Monday, September 23, 2002

Stock Options

Fortune has a silly article on options, arguing that they should go to more rank and file employees because "ownership creates a sense of belonging, an egalitarian meritocracy that makes a difference every day on the job." This is even more asanine than it looks on its face -- earlier the article argues (sensibly) that options should be expensed and benchmarked against broader indices.

Options should be expensed because they're expenses--they dilute ownership and thus reduce earnings per share, which is what expenses do (curse them!) They should also be tied to indices because you want to reward relative, not absolute, performance. Rewarding a lucky dud in a boom is as bad as punishing an unlucky star in a bust. But at this stage, what with all the expensing and indexing, you might as well hand out equity, because options are behaving in almost the same way (and equity has the added benefit of not making volatility more valuable).

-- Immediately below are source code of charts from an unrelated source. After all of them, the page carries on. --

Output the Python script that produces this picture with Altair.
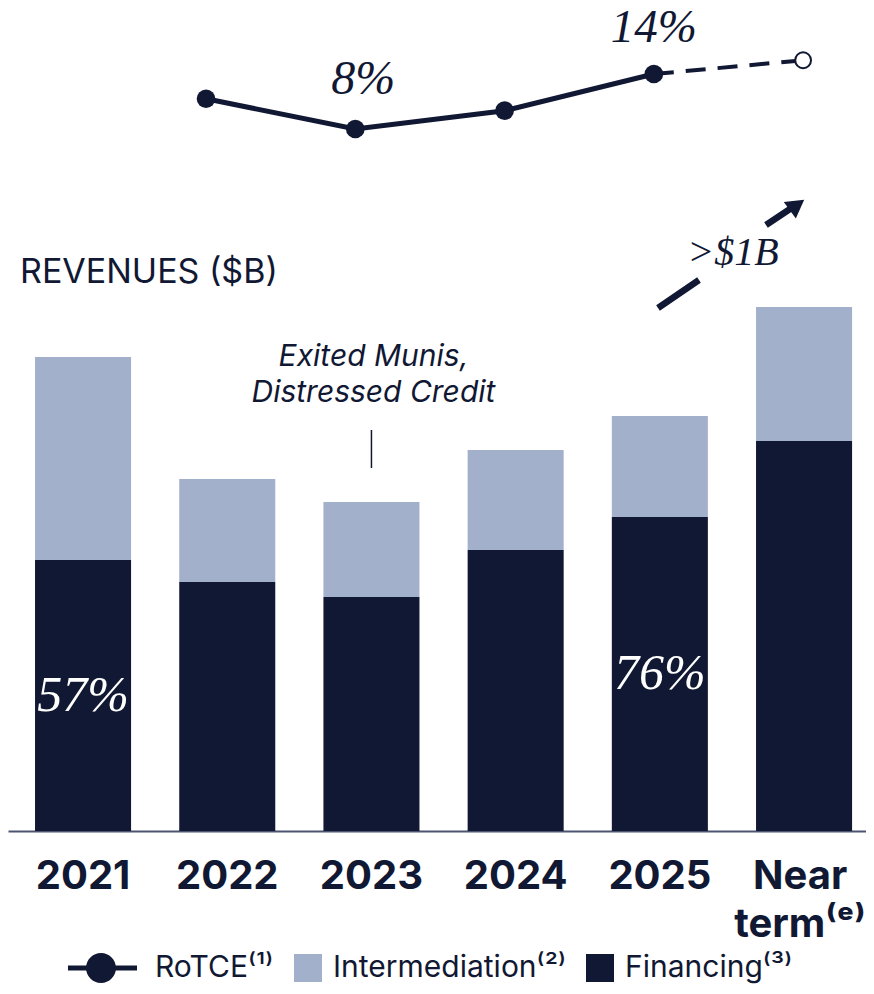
import altair as alt
import pandas as pd

# ---------------- data ----------------
categories = ["2021", "2022", "2023", "2024", "2025", "Near term"]
financing = [2.71, 2.49, 2.34, 2.81, 3.14, 3.90]
intermediation = [2.03, 1.03, 0.95, 1.00, 1.01, 1.34]
share_labels = ["57%", "", "", "", "76%", ""]

rotce_categories = ["2022", "2023", "2024", "2025", "Near term"]
rotce = [11.3, 8.0, 10.0, 14.0, 15.5]
rotce_labels = ["", "8%", "", "14%", ""]
rotce_kind = ["actual", "actual", "actual", "actual", "target"]

legend_labels = ["RoTCE⁽¹⁾", "Intermediation⁽²⁾", "Financing⁽³⁾"]
note_category = ["2023"]
note_text = ["Exited Munis,\nDistressed Credit"]

NAVY = "#111833"
LIGHT = "#A3B0CB"
SERIF = "Liberation Serif"
SANS = "Inter"

bar_df = pd.DataFrame({"category": categories, "financing": financing,
                       "intermediation": intermediation, "share": share_labels})
line_df = pd.DataFrame({"category": rotce_categories, "rotce": rotce,
                        "label": rotce_labels, "kind": rotce_kind})
legend_df = pd.DataFrame({"series": legend_labels})
note_df = pd.DataFrame({"category": note_category, "note": note_text})
one = pd.DataFrame({"k": [0]})

# ---------------- bar group ----------------
x_band = alt.X(
    "category:N", sort=categories,
    scale=alt.Scale(domain=categories, paddingInner=0.334, paddingOuter=0.142, align=0.66),
    axis=alt.Axis(title=None, labelAngle=0, labelFont=SANS, labelFontWeight="bold",
                  labelFontSize=40, labelColor=NAVY, labelPadding=25, ticks=False,
                  domainColor="#4d5470", domainWidth=2, labelLineHeight=48, grid=False,
                  labelLimit=300,
                  labelOffset={"condition": {"test": "datum.value == 'Near term'", "value": -4},
                               "value": 0},
                  labelExpr="datum.value == 'Near term' ? ['Near', 'term⁽ᵉ⁾'] : datum.value"),
)
ybar_scale = alt.Scale(domain=[0, 8.23], nice=False, zero=True)

bars_fin = alt.Chart(bar_df).mark_bar(color=NAVY).encode(
    x=x_band, y=alt.Y("financing:Q", scale=ybar_scale, axis=None))

bars_int = alt.Chart(bar_df).transform_calculate(
    total="datum.financing + datum.intermediation"
).mark_bar(color=LIGHT).encode(
    x=x_band, y=alt.Y("financing:Q", scale=ybar_scale, axis=None), y2="total:Q")

share_text = alt.Chart(bar_df).transform_filter("datum.share != ''").transform_calculate(
    mid="datum.financing / 2"
).mark_text(font=SERIF, fontStyle="italic", fontSize=50, color="white", baseline="middle").encode(
    x=x_band, y=alt.Y("mid:Q", scale=ybar_scale, axis=None), text="share:N")

note = alt.Chart(note_df).mark_text(
    font=SANS, fontStyle="italic", fontSize=30, color=NAVY, lineBreak="\n",
    lineHeight=36, baseline="alphabetic", align="center", dx=2
).encode(x=x_band, y=alt.value(358), text="note:N")

note_tick = alt.Chart(note_df).mark_rule(color=NAVY, strokeWidth=1.5).encode(
    x=x_band, y=alt.value(422), y2=alt.value(460))

rotce_path = ("M-4.43,-0.18H0.5V0.18H-4.43Z "
              "M-1.0,0A1.07,1.07 0 1,1 -3.14,0A1.07,1.07 0 1,1 -1.0,0Z")
leg = alt.Legend(orient="none", legendX=107, legendY=945, direction="horizontal",
                 title=None, symbolSize=784, labelFont=SANS, labelFontSize=30,
                 labelColor=NAVY, labelOffset=10, columnPadding=19, labelLimit=400,
                 symbolStrokeWidth=0, padding=0, symbolOpacity=1)
legend_pts = alt.Chart(legend_df).mark_point(filled=True, clip=True, opacity=1).encode(
    x=alt.value(-200), y=alt.value(-200),
    color=alt.Color("series:N", sort=legend_labels,
                    scale=alt.Scale(domain=legend_labels, range=[NAVY, LIGHT, NAVY]), legend=leg),
    shape=alt.Shape("series:N", sort=legend_labels,
                    scale=alt.Scale(domain=legend_labels, range=[rotce_path, "square", "square"]),
                    legend=leg),
)

bar_group = alt.layer(bars_int, bars_fin, share_text, note, note_tick, legend_pts)

# ---------------- RoTCE line group ----------------
x_pt = alt.X("category:N", sort=rotce_categories,
             scale=alt.Scale(type="point", domain=rotce_categories, padding=0.874, align=0.759),
             axis=None)
y_pt = alt.Y("rotce:Q", scale=alt.Scale(domain=[-68.58, 21.2], nice=False, zero=False), axis=None)

solid = alt.Chart(line_df).transform_filter("datum.kind == 'actual'").mark_line(
    color=NAVY, strokeWidth=5).encode(x=x_pt, y=y_pt)
dashed = alt.Chart(line_df).transform_filter(
    "datum.category == '2025' || datum.kind == 'target'"
).mark_line(color=NAVY, strokeWidth=4, strokeDash=[20, 12]).encode(x=x_pt, y=y_pt)
pts = alt.Chart(line_df).transform_filter("datum.kind == 'actual'").mark_point(
    filled=True, size=350, color=NAVY, opacity=1).encode(x=x_pt, y=y_pt)
hollow = alt.Chart(line_df).transform_filter("datum.kind == 'target'").mark_point(
    filled=True, fill="white", stroke=NAVY, strokeWidth=2, size=250, opacity=1
).encode(x=x_pt, y=y_pt)
line_text_8 = alt.Chart(line_df).transform_filter("datum.label == '8%'").mark_text(
    font=SERIF, fontStyle="italic", fontSize=48, color=NAVY, baseline="alphabetic", dy=-35, dx=8
).encode(x=x_pt, y=y_pt, text="label:N")
line_text_14 = alt.Chart(line_df).transform_filter("datum.label == '14%'").mark_text(
    font=SERIF, fontStyle="italic", fontSize=47, color=NAVY, baseline="alphabetic", dy=-32
).encode(x=x_pt, y=y_pt, text="label:N")

line_group = alt.layer(solid, dashed, pts, hollow, line_text_8, line_text_14)

# ---------------- annotations ----------------
revenues = alt.Chart(one).mark_text(
    font=SANS, fontSize=34, color=NAVY, align="left", baseline="alphabetic"
).encode(x=alt.value(12), y=alt.value(275), text=alt.value("REVENUES ($B)"))

arrow_low = alt.Chart(one).mark_rule(color=NAVY, strokeWidth=6.5, strokeCap="butt").encode(
    x=alt.value(650), y=alt.value(300), x2=alt.value(691), y2=alt.value(272))
arrow_up = alt.Chart(one).mark_rule(color=NAVY, strokeWidth=6.5, strokeCap="butt").encode(
    x=alt.value(758), y=alt.value(217), x2=alt.value(785), y2=alt.value(199))
arrow_head = alt.Chart(one).mark_point(
    shape="triangle-up", filled=True, color=NAVY, size=420, angle=54, opacity=1
).encode(x=alt.value(789), y=alt.value(197))
arrow_text = alt.Chart(one).mark_text(
    font=SERIF, fontStyle="italic", fontSize=40, color=NAVY, baseline="middle"
).encode(x=alt.value(725), y=alt.value(245), text=alt.value(">$1B"))

chart = alt.layer(
    bar_group, line_group, revenues, arrow_low, arrow_up, arrow_head, arrow_text
).resolve_scale(x="independent", y="independent").properties(
    width=858, height=823,
    background="white",
    autosize=alt.AutoSizeParams(type="none"),
    padding={"left": 0, "top": 0, "right": 0, "bottom": 155},
).configure_view(stroke=None)

chart.save("out.html", embed_options={"renderer": "svg", "actions": False})
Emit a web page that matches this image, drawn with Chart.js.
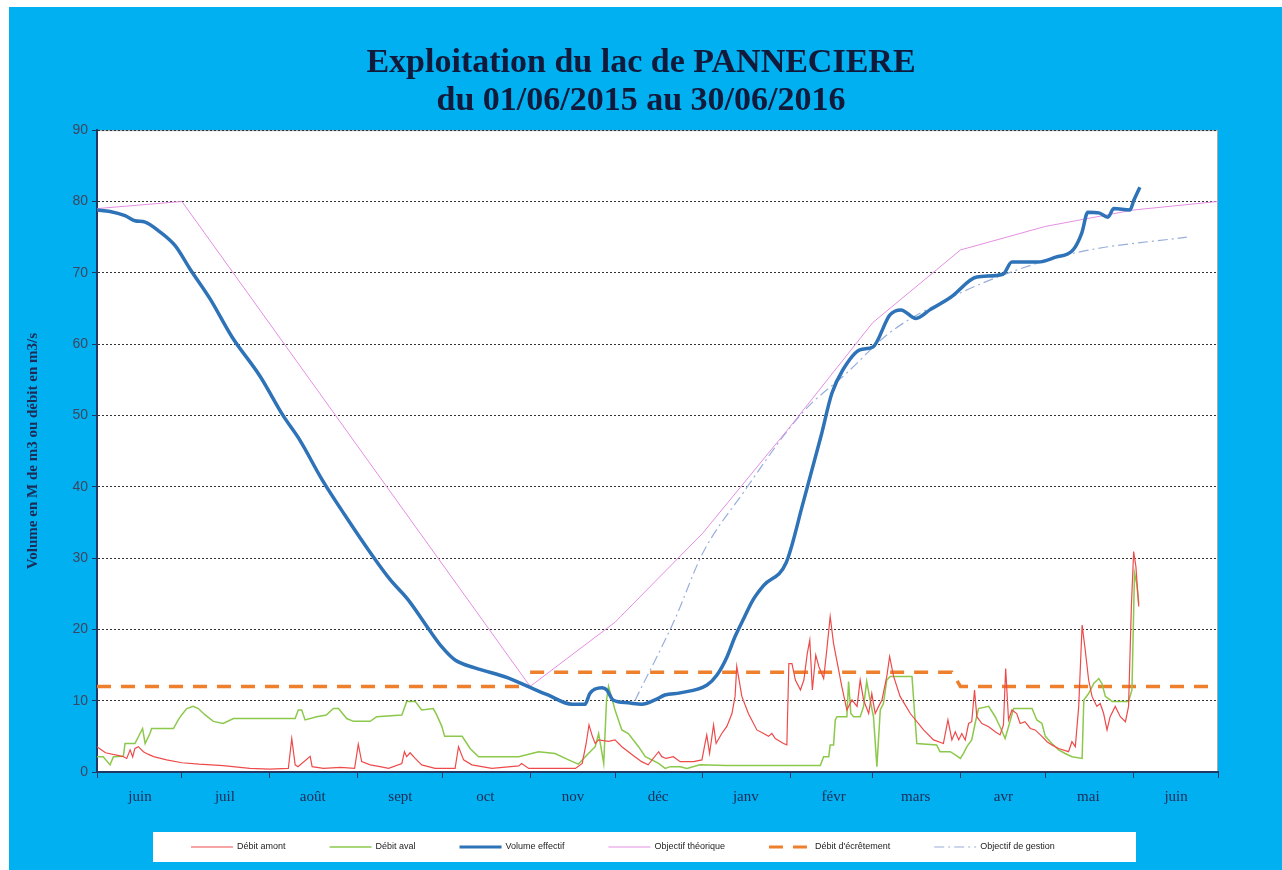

So why shouldn't options be given to the rank and file? Firstly, these new expensed options are going to replace some salary, and many rank and file employees may prefer cash now instead of (dubious) options in the future. Most importantly, if CEOs are largely at market's mercy with respect to how their company performs, regular employees are even more so. The average baggage handler at Southwest knows that his performance on the job has no bearing on the company's stock price, and therefore the value of his options. The motivating effect option based compensation has on his is zero, in that it utterly fails to tie his actions to his rewards. As soon as United's employee/owners finish striking, it'd be nice to ask them about their sense of corporate solidarity.